The “factor zoo” is a well-known phenomenon: hundreds of published anomalies that fail out-of-sample. ADIA Lab researchers point to a subtler and more dangerous problem: the “factor mirage.” It arises not from data-mining but from models that are misspecified, despite having been developed following the econometric canon taught in textbooks.
Models with colliders are particularly concerning, because they exhibit higher R² and often also lower p-values than correctly specified ones. The econometric canon favors such misspecified models, mistaking better fit for correctness.
In a factor model with a collider, the value of the return is set before the value of the collider. As a result, the stronger association derived from the collider cannot be monetized. The profits promised by those academic papers are a mirage. In practice, that methodological mistake has billion-dollar consequences.
For example, consider two researchers estimating a quality factor. One of the researchers controls for profitability, leverage, and size; the other adds return on equity, a variable influenced by both profitability (the factor) and stock performance (the outcome).

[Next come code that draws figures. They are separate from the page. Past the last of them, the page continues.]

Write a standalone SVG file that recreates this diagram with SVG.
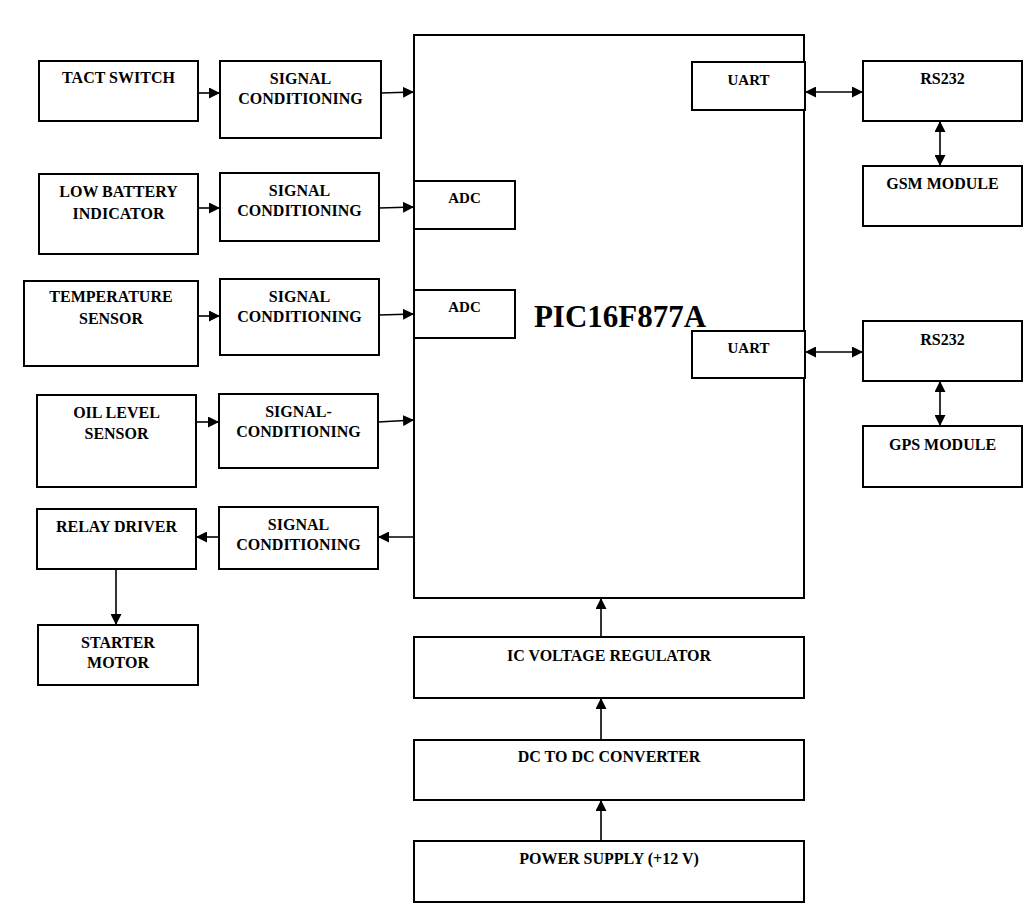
<svg xmlns="http://www.w3.org/2000/svg" width="1036" height="906" viewBox="0 0 1036 906">
<style>
.b{fill:#fff;stroke:#000;stroke-width:2}
.t{font-family:"Liberation Serif","Times New Roman",serif;font-weight:bold;font-size:16px;text-anchor:middle;fill:#000}
.s{font-size:15px}
.c{stroke:#000;stroke-width:1.6;fill:none}
</style>
<defs>
<marker id="a" viewBox="0 0 10 10" refX="10" refY="5" markerWidth="11" markerHeight="11" markerUnits="userSpaceOnUse" orient="auto-start-reverse">
<path d="M0,0 L10,5 L0,10 z" fill="#000"/>
</marker>
</defs>
<rect width="1036" height="906" fill="#fff"/>

<g id="pic">
<rect class="b" x="414" y="35" width="390" height="563"/>
<text class="t" x="620" y="327" style="font-size:31px">PIC16F877A</text>
</g>
<g id="uart1"><rect class="b" x="692" y="62" width="113" height="48"/><text class="t s" x="748.5" y="85">UART</text></g>
<g id="uart2"><rect class="b" x="692" y="331" width="113" height="47"/><text class="t s" x="748.5" y="353">UART</text></g>
<g id="adc1"><rect class="b" x="414" y="181" width="101" height="48"/><text class="t s" x="464.5" y="203">ADC</text></g>
<g id="adc2"><rect class="b" x="414" y="290" width="101" height="48"/><text class="t s" x="464.5" y="312">ADC</text></g>

<g id="tact"><rect class="b" x="39" y="61" width="159" height="60"/><text class="t" x="118.5" y="83">TACT SWITCH</text></g>
<g id="sc1"><rect class="b" x="220" y="61" width="161" height="77"/><text class="t" x="300.5" y="84">SIGNAL</text><text class="t" x="300.5" y="104">CONDITIONING</text></g>

<g id="lowbat"><rect class="b" x="39" y="174" width="159" height="80"/><text class="t" x="118.5" y="197">LOW BATTERY</text><text class="t" x="118.5" y="219">INDICATOR</text></g>
<g id="sc2"><rect class="b" x="220" y="173" width="159" height="68"/><text class="t" x="299.5" y="196">SIGNAL</text><text class="t" x="299.5" y="216">CONDITIONING</text></g>

<g id="temp"><rect class="b" x="24" y="281" width="174" height="85"/><text class="t" x="111" y="302">TEMPERATURE</text><text class="t" x="111" y="324">SENSOR</text></g>
<g id="sc3"><rect class="b" x="220" y="279" width="159" height="76"/><text class="t" x="299.5" y="302">SIGNAL</text><text class="t" x="299.5" y="322">CONDITIONING</text></g>

<g id="oil"><rect class="b" x="37" y="395" width="159" height="92"/><text class="t" x="116.5" y="418">OIL LEVEL</text><text class="t" x="116.5" y="439">SENSOR</text></g>
<g id="sc4"><rect class="b" x="219" y="394" width="159" height="74"/><text class="t" x="298.5" y="417">SIGNAL-</text><text class="t" x="298.5" y="437">CONDITIONING</text></g>

<g id="relay"><rect class="b" x="37" y="509" width="159" height="60"/><text class="t" x="116.5" y="532">RELAY DRIVER</text></g>
<g id="sc5"><rect class="b" x="219" y="507" width="159" height="62"/><text class="t" x="298.5" y="530">SIGNAL</text><text class="t" x="298.5" y="550">CONDITIONING</text></g>
<g id="starter"><rect class="b" x="38" y="625" width="160" height="60"/><text class="t" x="118" y="648">STARTER</text><text class="t" x="118" y="668">MOTOR</text></g>

<g id="rs1"><rect class="b" x="863" y="61" width="159" height="60"/><text class="t" x="942.5" y="84">RS232</text></g>
<g id="gsm"><rect class="b" x="863" y="166" width="159" height="60"/><text class="t" x="942.5" y="189">GSM MODULE</text></g>
<g id="rs2"><rect class="b" x="863" y="321" width="159" height="60"/><text class="t" x="942.5" y="345">RS232</text></g>
<g id="gps"><rect class="b" x="863" y="426" width="159" height="61"/><text class="t" x="942.5" y="450">GPS MODULE</text></g>

<g id="reg"><rect class="b" x="414" y="637" width="390" height="61"/><text class="t" x="609" y="661">IC VOLTAGE REGULATOR</text></g>
<g id="dcdc"><rect class="b" x="414" y="740" width="390" height="60"/><text class="t" x="609" y="762">DC TO DC CONVERTER</text></g>
<g id="psu"><rect class="b" x="414" y="841" width="390" height="61"/><text class="t" x="609" y="864">POWER SUPPLY (+12 V)</text></g>

<g id="connectors">
<line class="c" x1="198" y1="93" x2="220" y2="93" marker-end="url(#a)"/>
<line class="c" x1="381" y1="93" x2="414" y2="92" marker-end="url(#a)"/>
<line class="c" x1="198" y1="208" x2="220" y2="208" marker-end="url(#a)"/>
<line class="c" x1="379" y1="208" x2="414" y2="207" marker-end="url(#a)"/>
<line class="c" x1="198" y1="316" x2="220" y2="316" marker-end="url(#a)"/>
<line class="c" x1="379" y1="315" x2="414" y2="314" marker-end="url(#a)"/>
<line class="c" x1="196" y1="422" x2="219" y2="422" marker-end="url(#a)"/>
<line class="c" x1="378" y1="422" x2="414" y2="420" marker-end="url(#a)"/>
<line class="c" x1="414" y1="537" x2="378" y2="537" marker-end="url(#a)"/>
<line class="c" x1="219" y1="537" x2="196" y2="537" marker-end="url(#a)"/>
<line class="c" x1="116" y1="569" x2="116" y2="625" marker-end="url(#a)"/>
<line class="c" x1="805" y1="92" x2="863" y2="92" marker-start="url(#a)" marker-end="url(#a)"/>
<line class="c" x1="940" y1="121" x2="940" y2="166" marker-start="url(#a)" marker-end="url(#a)"/>
<line class="c" x1="805" y1="352" x2="863" y2="352" marker-start="url(#a)" marker-end="url(#a)"/>
<line class="c" x1="940" y1="381" x2="940" y2="426" marker-start="url(#a)" marker-end="url(#a)"/>
<line class="c" x1="601" y1="637" x2="601" y2="598" marker-end="url(#a)"/>
<line class="c" x1="601" y1="740" x2="601" y2="698" marker-end="url(#a)"/>
<line class="c" x1="601" y1="841" x2="601" y2="800" marker-end="url(#a)"/>
</g>
</svg>
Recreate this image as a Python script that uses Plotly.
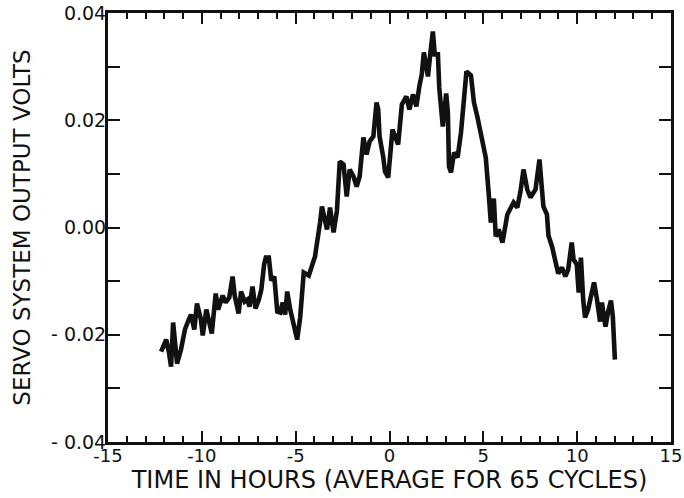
import plotly.graph_objects as go

# Time in hours (average for 65 cycles)
hours = [
    -12.17, -11.90, -11.75, -11.64, -11.53, -11.39, -11.32, -11.11, -10.90, -10.74,
    -10.58, -10.40, -10.26, -10.05, -9.95, -9.76, -9.60, -9.47, -9.26, -9.13,
    -8.89, -8.73, -8.54, -8.36, -8.25, -8.04, -7.91, -7.72, -7.57, -7.46,
    -7.30, -7.14, -6.96, -6.83, -6.68, -6.59, -6.43, -6.30, -6.14, -5.98,
    -5.82, -5.69, -5.56, -5.45, -5.29, -5.10, -4.92, -4.76, -4.57, -4.30,
    -4.13, -3.97, -3.70, -3.60, -3.33, -3.17, -2.98, -2.80, -2.65, -2.45,
    -2.28, -2.12, -1.92, -1.75, -1.59, -1.39, -1.22, -1.06, -0.86, -0.69,
    -0.60, -0.53, -0.33, -0.24, -0.07, 0.16, 0.46, 0.66, 0.90, 1.06,
    1.25, 1.43, 1.59, 1.72, 1.83, 2.05, 2.17, 2.31, 2.41, 2.58,
    2.65, 2.75, 2.84, 3.02, 3.11, 3.17, 3.28, 3.44, 3.63, 3.81,
    3.97, 4.10, 4.34, 4.50, 4.69, 4.87, 5.13, 5.29, 5.40, 5.56,
    5.66, 5.82, 6.02, 6.28, 6.46, 6.61, 6.81, 6.98, 7.14, 7.34,
    7.51, 7.78, 7.99, 8.20, 8.39, 8.47, 8.66, 8.84, 8.99, 9.19,
    9.37, 9.52, 9.71, 9.81, 9.98, 10.08, 10.20, 10.32, 10.42, 10.58,
    10.78, 10.90, 11.04, 11.22, 11.32, 11.51, 11.64, 11.80, 11.90, 12.01,
]

# Servo system output (volts)
volts = [
    -0.02313, -0.02090, -0.02332, -0.02593, -0.01772, -0.02276, -0.02537, -0.02276, -0.01903, -0.01754,
    -0.01623, -0.01903, -0.01418, -0.01716, -0.02015, -0.01530, -0.01810, -0.01978, -0.01231, -0.01530,
    -0.01269, -0.01399, -0.01306, -0.00914, -0.01269, -0.01604, -0.01194, -0.01381, -0.01343, -0.01474,
    -0.01101, -0.01511, -0.01343, -0.01157, -0.00690, -0.00560, -0.00560, -0.00989, -0.00914, -0.01567,
    -0.01586, -0.01399, -0.01623, -0.01194, -0.01530, -0.01847, -0.02090, -0.01679, -0.00840, -0.00896,
    -0.00728, -0.00541, 0.00093, 0.00392, -0.00037, 0.00373, -0.00093, 0.00317, 0.01231, 0.01175,
    0.00578, 0.01082, 0.00951, 0.00765, 0.00951, 0.01679, 0.01362, 0.01604, 0.01698, 0.02332,
    0.02201, 0.01698, 0.01306, 0.01045, 0.00933, 0.01828, 0.01549, 0.02295, 0.02444, 0.02201,
    0.02481, 0.02257, 0.02631, 0.02854, 0.03265, 0.02817, 0.03228, 0.03657, 0.03228, 0.03228,
    0.02612, 0.02257, 0.01884, 0.02500, 0.02146, 0.01138, 0.01026, 0.01399, 0.01306, 0.01772,
    0.02519, 0.02910, 0.02836, 0.02332, 0.02052, 0.01735, 0.01306, 0.00616, 0.00093, 0.00541,
    -0.00168, -0.00037, -0.00280, 0.00243, 0.00354, 0.00466, 0.00373, 0.00672, 0.01082, 0.00709,
    0.00560, 0.00709, 0.01269, 0.00392, 0.00243, -0.00149, -0.00354, -0.00690, -0.00858, -0.00746,
    -0.00914, -0.00784, -0.00280, -0.00597, -0.00690, -0.01213, -0.00560, -0.01343, -0.01679, -0.01530,
    -0.01157, -0.01026, -0.01306, -0.01754, -0.01399, -0.01847, -0.01586, -0.01362, -0.01660, -0.02463,
]

x_tickvals = [-15, -10, -5, 0, 5, 10, 15]
x_ticktext = ["-15", "-10", "-5", "0", "5", "10", "15"]
y_tickvals = [0.04, 0.02, 0.00, -0.02, -0.04]
y_ticktext = ["0.04", "0.02", "0.00", "- 0.02", "- 0.04"]

FONT = "DejaVu Sans"
INK = "#111111"

fig = go.Figure()
fig.add_trace(go.Scatter(
    x=hours, y=volts, mode="lines",
    line=dict(color=INK, width=4.6),
    hoverinfo="skip", showlegend=False,
))

fig.update_layout(
    width=684, height=498,
    margin=dict(l=108, r=13, t=13, b=56),
    paper_bgcolor="white", plot_bgcolor="white",
    font=dict(family=FONT, color=INK),
)

fig.update_xaxes(
    range=[-15, 15], automargin=False,
    tickmode="array", tickvals=x_tickvals, ticktext=x_ticktext,
    ticks="inside", ticklen=11, tickwidth=2, tickcolor=INK,
    minor=dict(dtick=1, tick0=0, ticks="inside", ticklen=6, tickwidth=2, tickcolor=INK, showgrid=False),
    showline=True, linewidth=3, linecolor=INK, mirror="ticks",
    showgrid=False, zeroline=False,
    tickfont=dict(size=18, family=FONT),
    ticklabelstandoff=-5,
    title=dict(text="TIME IN HOURS (AVERAGE FOR 65 CYCLES)", font=dict(size=24, family=FONT), standoff=0),
)

fig.update_yaxes(
    range=[-0.04, 0.04], automargin=False,
    tickmode="array", tickvals=y_tickvals, ticktext=y_ticktext,
    ticks="inside", ticklen=12, tickwidth=2, tickcolor=INK,
    minor=dict(dtick=0.01, tick0=0, ticks="inside", ticklen=12, tickwidth=2, tickcolor=INK, showgrid=False),
    showline=True, linewidth=3, linecolor=INK, mirror="ticks",
    showgrid=False, zeroline=False,
    tickfont=dict(size=19, family=FONT),
    ticklabelstandoff=-5,
    title=dict(text="SERVO SYSTEM OUTPUT VOLTS", font=dict(size=23, family=FONT), standoff=14),
)

fig.write_html("out.html", config={"displayModeBar": False},
               post_script="document.body.style.margin='0';")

By including a collider, the second researcher creates a spurious link: high quality now correlates with high past returns. In a backtest, the second model appears to be superior. In live trading, the tables are turned, the backtest is a statistical illusion that quietly drains capital. For individual managers, these errors may quietly erode returns; for markets as a whole, they distort capital allocation and create inefficiencies at a global scale.